REQUIREMENTS: Repeat exactly, and only, the lines below starting at the line that contains "Rebuild this chart" and ending at the line that contains "W, H = 785, 370", inclusive of both.

DATA ENTRIES:
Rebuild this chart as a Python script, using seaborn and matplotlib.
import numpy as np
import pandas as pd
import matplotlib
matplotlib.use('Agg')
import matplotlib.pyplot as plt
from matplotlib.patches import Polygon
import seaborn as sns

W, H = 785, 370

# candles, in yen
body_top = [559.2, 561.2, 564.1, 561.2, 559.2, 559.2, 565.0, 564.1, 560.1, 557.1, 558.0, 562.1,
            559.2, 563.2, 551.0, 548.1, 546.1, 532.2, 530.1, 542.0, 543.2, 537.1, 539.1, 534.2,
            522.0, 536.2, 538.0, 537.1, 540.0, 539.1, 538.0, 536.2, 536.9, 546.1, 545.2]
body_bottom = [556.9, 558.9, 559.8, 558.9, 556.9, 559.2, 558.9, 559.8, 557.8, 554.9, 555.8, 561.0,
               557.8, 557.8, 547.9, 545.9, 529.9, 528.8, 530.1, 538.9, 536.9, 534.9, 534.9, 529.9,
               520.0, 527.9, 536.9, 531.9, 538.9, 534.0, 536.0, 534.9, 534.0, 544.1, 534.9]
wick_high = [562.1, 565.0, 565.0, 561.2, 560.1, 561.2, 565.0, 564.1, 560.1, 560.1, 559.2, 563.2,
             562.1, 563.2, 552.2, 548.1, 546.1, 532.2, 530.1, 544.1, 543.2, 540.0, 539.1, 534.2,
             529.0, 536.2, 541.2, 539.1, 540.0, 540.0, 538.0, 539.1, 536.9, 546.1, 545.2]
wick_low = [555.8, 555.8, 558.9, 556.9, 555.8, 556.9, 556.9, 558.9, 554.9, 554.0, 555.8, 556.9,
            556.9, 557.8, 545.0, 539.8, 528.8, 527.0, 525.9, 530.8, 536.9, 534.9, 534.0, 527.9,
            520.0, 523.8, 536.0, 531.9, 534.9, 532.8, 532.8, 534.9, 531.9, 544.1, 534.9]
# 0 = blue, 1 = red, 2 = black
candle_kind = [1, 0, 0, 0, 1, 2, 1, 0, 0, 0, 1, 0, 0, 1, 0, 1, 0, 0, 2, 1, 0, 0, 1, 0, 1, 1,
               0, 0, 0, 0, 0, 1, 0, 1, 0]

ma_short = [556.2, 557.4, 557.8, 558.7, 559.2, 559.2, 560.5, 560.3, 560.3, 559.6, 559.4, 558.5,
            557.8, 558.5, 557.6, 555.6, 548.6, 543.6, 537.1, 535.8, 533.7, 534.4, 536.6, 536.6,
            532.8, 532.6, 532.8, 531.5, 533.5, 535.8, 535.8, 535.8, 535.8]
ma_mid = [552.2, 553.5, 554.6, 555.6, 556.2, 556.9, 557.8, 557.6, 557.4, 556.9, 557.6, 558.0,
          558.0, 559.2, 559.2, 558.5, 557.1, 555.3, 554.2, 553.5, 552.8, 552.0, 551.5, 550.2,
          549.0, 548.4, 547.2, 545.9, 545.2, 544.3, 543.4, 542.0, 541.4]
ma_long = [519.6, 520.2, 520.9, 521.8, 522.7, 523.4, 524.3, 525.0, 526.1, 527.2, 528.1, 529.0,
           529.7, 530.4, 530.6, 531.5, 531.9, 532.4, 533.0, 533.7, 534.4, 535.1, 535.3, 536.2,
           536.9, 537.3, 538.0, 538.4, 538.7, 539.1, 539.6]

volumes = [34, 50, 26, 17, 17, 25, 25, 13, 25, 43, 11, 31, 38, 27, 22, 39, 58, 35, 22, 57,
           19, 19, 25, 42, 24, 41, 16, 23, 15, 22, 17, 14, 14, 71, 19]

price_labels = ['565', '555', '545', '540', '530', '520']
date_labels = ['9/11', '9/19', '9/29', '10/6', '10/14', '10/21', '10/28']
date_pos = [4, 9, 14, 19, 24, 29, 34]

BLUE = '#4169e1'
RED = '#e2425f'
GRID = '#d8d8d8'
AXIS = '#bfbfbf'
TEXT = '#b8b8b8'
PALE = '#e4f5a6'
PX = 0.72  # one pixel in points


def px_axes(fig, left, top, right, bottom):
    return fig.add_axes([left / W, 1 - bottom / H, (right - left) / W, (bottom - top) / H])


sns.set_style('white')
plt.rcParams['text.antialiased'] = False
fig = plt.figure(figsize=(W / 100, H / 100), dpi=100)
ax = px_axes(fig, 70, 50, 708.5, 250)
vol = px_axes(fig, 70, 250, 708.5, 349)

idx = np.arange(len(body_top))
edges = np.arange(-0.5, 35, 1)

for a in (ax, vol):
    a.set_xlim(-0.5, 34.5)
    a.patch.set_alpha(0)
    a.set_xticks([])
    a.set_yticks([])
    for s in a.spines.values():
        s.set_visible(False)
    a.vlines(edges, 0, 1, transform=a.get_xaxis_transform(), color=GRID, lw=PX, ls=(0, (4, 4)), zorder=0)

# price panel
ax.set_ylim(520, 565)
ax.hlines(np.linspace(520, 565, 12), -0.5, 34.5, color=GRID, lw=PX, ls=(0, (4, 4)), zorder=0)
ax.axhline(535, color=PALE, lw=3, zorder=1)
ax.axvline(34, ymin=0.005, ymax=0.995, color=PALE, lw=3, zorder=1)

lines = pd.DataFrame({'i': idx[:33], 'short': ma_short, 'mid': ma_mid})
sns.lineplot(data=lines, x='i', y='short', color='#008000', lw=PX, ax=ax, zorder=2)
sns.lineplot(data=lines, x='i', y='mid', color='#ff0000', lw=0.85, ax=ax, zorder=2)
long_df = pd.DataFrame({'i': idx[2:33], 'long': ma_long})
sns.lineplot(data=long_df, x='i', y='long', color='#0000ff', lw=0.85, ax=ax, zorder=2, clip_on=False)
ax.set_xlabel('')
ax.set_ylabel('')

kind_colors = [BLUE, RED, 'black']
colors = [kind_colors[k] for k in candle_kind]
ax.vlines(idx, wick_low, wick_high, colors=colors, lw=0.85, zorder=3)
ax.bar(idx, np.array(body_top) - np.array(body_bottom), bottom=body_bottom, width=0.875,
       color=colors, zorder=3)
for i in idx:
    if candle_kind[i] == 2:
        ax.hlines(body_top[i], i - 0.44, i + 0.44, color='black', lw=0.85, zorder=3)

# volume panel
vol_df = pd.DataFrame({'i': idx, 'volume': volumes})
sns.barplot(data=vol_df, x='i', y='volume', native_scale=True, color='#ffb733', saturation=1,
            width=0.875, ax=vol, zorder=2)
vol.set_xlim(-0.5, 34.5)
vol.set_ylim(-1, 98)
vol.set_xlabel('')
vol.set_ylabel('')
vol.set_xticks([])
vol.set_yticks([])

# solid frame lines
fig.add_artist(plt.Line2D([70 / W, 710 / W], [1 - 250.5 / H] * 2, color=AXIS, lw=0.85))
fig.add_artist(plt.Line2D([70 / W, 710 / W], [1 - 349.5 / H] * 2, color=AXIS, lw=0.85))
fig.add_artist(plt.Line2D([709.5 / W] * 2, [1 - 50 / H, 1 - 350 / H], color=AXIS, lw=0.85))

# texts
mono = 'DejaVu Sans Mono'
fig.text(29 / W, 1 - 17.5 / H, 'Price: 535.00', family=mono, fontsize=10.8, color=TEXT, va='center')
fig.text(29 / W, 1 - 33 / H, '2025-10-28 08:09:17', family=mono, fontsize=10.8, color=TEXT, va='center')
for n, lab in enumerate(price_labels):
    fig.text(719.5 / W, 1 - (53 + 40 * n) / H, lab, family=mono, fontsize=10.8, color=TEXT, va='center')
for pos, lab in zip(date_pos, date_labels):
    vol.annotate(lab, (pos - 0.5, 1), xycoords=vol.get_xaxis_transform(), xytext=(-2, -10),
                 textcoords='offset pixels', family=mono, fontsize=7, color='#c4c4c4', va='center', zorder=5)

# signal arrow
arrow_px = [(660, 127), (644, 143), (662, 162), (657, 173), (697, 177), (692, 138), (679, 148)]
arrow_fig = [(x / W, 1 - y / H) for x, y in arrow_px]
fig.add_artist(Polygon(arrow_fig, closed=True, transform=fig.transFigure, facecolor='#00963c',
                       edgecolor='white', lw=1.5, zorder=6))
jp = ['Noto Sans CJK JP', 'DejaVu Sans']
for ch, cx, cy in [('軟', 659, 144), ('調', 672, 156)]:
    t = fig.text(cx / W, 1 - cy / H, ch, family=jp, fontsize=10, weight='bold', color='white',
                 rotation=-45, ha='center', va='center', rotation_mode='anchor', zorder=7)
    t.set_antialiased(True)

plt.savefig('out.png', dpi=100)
* * *
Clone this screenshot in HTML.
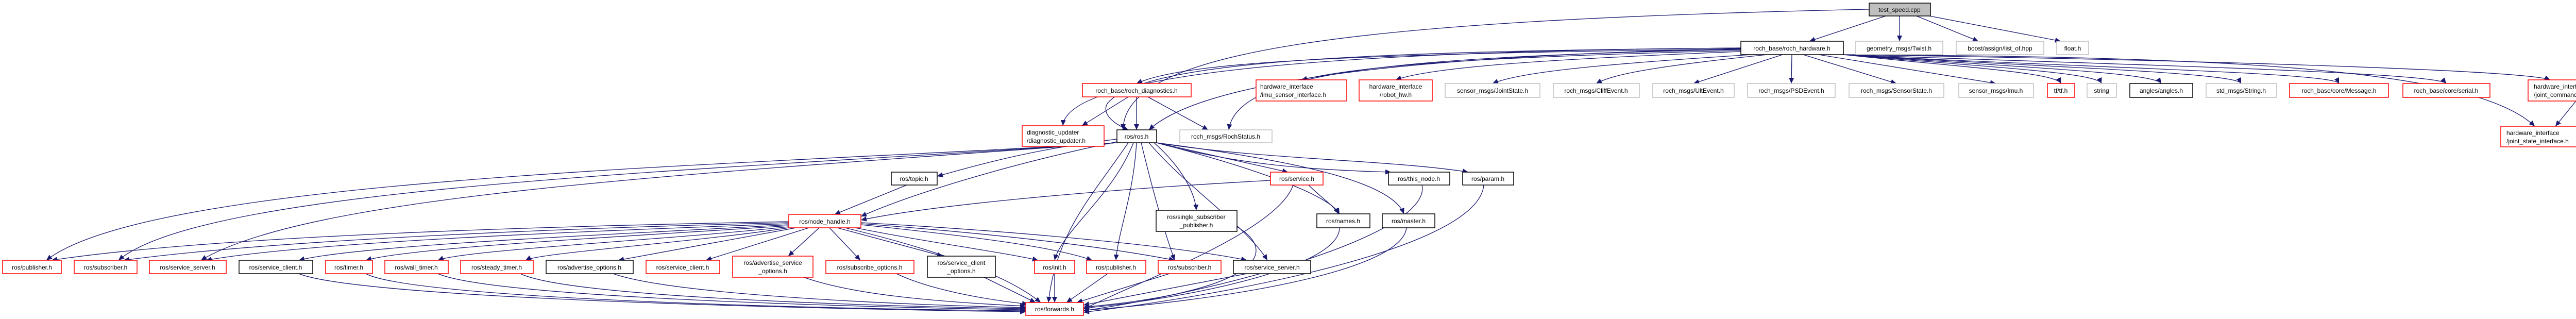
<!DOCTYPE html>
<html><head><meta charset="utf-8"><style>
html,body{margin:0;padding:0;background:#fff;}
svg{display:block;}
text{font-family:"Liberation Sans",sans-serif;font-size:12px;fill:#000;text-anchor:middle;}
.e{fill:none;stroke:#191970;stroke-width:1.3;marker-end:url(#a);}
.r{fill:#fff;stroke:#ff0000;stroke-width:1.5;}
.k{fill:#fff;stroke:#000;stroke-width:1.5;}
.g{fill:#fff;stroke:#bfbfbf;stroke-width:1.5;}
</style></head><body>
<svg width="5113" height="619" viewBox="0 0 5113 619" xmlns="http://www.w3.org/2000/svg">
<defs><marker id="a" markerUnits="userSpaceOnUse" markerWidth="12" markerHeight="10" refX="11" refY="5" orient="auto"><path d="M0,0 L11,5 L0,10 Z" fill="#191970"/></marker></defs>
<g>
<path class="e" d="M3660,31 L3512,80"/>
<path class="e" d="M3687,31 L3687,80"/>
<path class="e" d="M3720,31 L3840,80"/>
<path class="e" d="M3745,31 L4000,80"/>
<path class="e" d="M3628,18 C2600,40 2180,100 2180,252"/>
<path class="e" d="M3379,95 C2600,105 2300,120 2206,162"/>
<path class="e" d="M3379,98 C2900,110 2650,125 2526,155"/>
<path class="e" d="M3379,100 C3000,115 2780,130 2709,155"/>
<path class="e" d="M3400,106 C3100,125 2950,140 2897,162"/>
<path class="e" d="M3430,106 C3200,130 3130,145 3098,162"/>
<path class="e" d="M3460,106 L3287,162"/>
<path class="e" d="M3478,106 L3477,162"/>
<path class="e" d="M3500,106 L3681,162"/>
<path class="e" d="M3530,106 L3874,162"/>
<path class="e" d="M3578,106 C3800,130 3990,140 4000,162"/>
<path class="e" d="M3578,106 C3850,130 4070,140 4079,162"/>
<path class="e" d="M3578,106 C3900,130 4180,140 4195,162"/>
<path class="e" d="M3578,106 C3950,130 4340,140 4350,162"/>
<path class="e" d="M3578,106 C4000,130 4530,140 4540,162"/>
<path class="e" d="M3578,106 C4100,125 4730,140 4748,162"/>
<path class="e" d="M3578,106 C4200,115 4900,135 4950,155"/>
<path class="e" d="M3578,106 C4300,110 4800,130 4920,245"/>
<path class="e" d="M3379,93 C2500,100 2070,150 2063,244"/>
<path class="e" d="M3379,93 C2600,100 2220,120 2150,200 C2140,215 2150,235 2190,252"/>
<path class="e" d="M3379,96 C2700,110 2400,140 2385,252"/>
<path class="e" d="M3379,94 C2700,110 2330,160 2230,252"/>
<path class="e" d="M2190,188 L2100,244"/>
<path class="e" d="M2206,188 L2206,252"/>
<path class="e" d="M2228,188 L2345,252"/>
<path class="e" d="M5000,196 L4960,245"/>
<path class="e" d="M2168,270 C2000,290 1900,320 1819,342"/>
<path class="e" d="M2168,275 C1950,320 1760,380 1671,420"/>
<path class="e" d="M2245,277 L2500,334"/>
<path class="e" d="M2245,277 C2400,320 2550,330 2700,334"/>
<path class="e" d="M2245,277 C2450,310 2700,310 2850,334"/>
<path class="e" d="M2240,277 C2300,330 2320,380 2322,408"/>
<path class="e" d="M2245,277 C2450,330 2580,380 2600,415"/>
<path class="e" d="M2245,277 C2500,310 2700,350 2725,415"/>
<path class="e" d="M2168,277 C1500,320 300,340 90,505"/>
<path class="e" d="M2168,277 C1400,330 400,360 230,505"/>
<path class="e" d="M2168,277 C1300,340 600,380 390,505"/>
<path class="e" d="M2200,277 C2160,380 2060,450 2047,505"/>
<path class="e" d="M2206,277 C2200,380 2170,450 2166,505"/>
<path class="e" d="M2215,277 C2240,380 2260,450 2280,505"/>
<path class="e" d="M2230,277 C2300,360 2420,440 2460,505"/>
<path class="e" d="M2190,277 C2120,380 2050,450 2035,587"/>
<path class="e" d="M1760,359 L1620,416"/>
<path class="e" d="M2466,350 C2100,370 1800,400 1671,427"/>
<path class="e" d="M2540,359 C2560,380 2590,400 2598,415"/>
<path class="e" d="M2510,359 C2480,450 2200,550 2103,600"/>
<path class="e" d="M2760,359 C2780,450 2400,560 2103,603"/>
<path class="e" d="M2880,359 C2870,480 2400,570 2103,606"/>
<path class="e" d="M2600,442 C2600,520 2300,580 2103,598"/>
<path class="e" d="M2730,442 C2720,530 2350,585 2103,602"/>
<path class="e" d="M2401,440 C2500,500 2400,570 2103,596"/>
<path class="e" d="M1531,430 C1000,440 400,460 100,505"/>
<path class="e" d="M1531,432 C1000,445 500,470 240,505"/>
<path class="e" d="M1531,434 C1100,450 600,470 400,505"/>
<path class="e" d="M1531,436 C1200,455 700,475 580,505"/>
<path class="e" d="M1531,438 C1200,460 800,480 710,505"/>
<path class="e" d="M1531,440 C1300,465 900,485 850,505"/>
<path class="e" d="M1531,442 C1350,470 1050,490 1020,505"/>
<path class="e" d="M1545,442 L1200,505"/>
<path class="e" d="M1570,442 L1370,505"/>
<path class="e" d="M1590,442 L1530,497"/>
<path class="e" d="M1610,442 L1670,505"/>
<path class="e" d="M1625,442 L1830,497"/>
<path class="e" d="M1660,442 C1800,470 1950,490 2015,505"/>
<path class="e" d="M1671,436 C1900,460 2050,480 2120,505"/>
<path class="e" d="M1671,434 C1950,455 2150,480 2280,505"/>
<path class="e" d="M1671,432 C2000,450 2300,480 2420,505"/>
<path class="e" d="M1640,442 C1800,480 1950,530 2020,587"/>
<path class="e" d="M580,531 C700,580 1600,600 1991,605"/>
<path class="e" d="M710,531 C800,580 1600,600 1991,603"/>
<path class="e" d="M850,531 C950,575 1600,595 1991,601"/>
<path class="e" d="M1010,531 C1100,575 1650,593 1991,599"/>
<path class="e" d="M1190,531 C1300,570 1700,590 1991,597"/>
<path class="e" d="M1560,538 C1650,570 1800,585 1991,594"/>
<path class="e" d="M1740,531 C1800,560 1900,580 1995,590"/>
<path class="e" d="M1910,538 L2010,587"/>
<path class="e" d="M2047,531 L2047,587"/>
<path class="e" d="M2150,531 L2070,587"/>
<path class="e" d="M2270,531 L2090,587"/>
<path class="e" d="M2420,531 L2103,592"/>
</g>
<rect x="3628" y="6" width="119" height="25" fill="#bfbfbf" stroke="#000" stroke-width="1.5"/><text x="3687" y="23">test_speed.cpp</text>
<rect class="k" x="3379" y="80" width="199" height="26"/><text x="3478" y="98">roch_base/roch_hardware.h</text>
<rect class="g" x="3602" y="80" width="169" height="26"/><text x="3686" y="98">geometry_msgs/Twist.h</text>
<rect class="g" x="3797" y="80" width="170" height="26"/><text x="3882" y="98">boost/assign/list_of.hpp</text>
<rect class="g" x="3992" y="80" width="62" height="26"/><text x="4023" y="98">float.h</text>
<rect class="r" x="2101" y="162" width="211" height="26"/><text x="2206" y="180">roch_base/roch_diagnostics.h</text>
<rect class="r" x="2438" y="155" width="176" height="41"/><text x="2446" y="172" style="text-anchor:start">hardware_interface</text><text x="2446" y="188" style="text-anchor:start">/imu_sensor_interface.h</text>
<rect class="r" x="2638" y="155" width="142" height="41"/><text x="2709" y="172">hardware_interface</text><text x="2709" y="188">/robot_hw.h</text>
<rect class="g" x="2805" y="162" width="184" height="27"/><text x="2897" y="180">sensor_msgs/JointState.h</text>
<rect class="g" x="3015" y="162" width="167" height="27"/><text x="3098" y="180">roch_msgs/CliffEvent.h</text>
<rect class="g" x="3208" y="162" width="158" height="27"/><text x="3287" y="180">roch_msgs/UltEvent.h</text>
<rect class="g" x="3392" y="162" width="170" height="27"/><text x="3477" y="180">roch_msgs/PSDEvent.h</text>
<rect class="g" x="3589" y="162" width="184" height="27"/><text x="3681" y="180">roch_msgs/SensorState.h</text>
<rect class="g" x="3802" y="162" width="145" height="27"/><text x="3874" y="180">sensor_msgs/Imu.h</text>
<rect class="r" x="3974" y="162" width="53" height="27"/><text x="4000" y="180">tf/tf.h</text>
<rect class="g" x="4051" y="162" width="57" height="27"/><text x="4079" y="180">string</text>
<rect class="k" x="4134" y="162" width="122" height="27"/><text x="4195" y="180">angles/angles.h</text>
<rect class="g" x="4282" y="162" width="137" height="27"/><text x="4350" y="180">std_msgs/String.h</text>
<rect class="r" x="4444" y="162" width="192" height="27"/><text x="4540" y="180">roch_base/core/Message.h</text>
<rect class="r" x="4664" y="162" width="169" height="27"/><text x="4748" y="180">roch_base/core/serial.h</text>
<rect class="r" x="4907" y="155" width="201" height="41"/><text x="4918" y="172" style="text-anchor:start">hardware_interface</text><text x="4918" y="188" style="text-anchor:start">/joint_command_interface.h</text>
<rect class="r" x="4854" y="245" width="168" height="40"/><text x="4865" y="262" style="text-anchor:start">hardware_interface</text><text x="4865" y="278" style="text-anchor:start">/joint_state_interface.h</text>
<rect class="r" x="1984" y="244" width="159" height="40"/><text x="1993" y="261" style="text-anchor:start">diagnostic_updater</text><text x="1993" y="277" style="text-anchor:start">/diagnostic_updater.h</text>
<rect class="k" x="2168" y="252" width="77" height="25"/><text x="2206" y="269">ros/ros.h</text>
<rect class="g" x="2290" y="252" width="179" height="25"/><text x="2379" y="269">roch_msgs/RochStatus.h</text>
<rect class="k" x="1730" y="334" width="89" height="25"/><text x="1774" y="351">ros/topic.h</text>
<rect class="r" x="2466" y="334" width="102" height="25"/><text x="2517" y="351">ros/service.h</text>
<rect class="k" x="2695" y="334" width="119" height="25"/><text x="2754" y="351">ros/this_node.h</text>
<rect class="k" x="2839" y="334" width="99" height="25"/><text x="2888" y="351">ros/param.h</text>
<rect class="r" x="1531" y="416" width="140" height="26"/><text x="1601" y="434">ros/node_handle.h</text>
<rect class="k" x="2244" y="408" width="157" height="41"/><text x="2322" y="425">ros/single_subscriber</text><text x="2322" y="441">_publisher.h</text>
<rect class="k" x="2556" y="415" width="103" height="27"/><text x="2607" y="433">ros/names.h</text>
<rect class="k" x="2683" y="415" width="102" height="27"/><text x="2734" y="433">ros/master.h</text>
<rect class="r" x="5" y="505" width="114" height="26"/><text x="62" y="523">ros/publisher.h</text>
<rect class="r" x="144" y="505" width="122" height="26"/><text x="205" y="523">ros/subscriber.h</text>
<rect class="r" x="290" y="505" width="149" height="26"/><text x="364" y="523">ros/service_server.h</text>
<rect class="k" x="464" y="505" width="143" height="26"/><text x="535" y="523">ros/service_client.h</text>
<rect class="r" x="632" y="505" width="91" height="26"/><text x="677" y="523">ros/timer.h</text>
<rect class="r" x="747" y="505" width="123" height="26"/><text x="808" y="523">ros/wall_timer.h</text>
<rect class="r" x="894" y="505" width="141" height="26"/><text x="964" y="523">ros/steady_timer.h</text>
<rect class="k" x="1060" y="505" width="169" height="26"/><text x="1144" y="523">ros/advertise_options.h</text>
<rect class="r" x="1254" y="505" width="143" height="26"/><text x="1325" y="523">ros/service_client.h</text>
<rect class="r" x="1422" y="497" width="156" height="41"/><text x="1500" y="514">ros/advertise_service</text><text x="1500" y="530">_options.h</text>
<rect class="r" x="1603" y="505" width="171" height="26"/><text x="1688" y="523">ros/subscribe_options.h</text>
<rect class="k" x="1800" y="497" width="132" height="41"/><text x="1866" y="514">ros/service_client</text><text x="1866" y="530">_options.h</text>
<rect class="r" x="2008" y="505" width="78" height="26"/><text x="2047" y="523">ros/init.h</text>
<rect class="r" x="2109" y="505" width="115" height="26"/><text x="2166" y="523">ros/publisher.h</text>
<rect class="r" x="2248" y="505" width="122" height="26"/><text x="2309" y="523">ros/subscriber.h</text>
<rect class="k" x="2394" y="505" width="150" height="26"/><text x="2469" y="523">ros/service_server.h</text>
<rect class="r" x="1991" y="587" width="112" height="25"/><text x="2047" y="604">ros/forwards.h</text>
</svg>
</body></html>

PROBLEM SOLUTION:
Rebuild this chart as a Python script, using seaborn and matplotlib.
import numpy as np
import pandas as pd
import matplotlib
matplotlib.use('Agg')
import matplotlib.pyplot as plt
from matplotlib.patches import Polygon
import seaborn as sns

W, H = 785, 370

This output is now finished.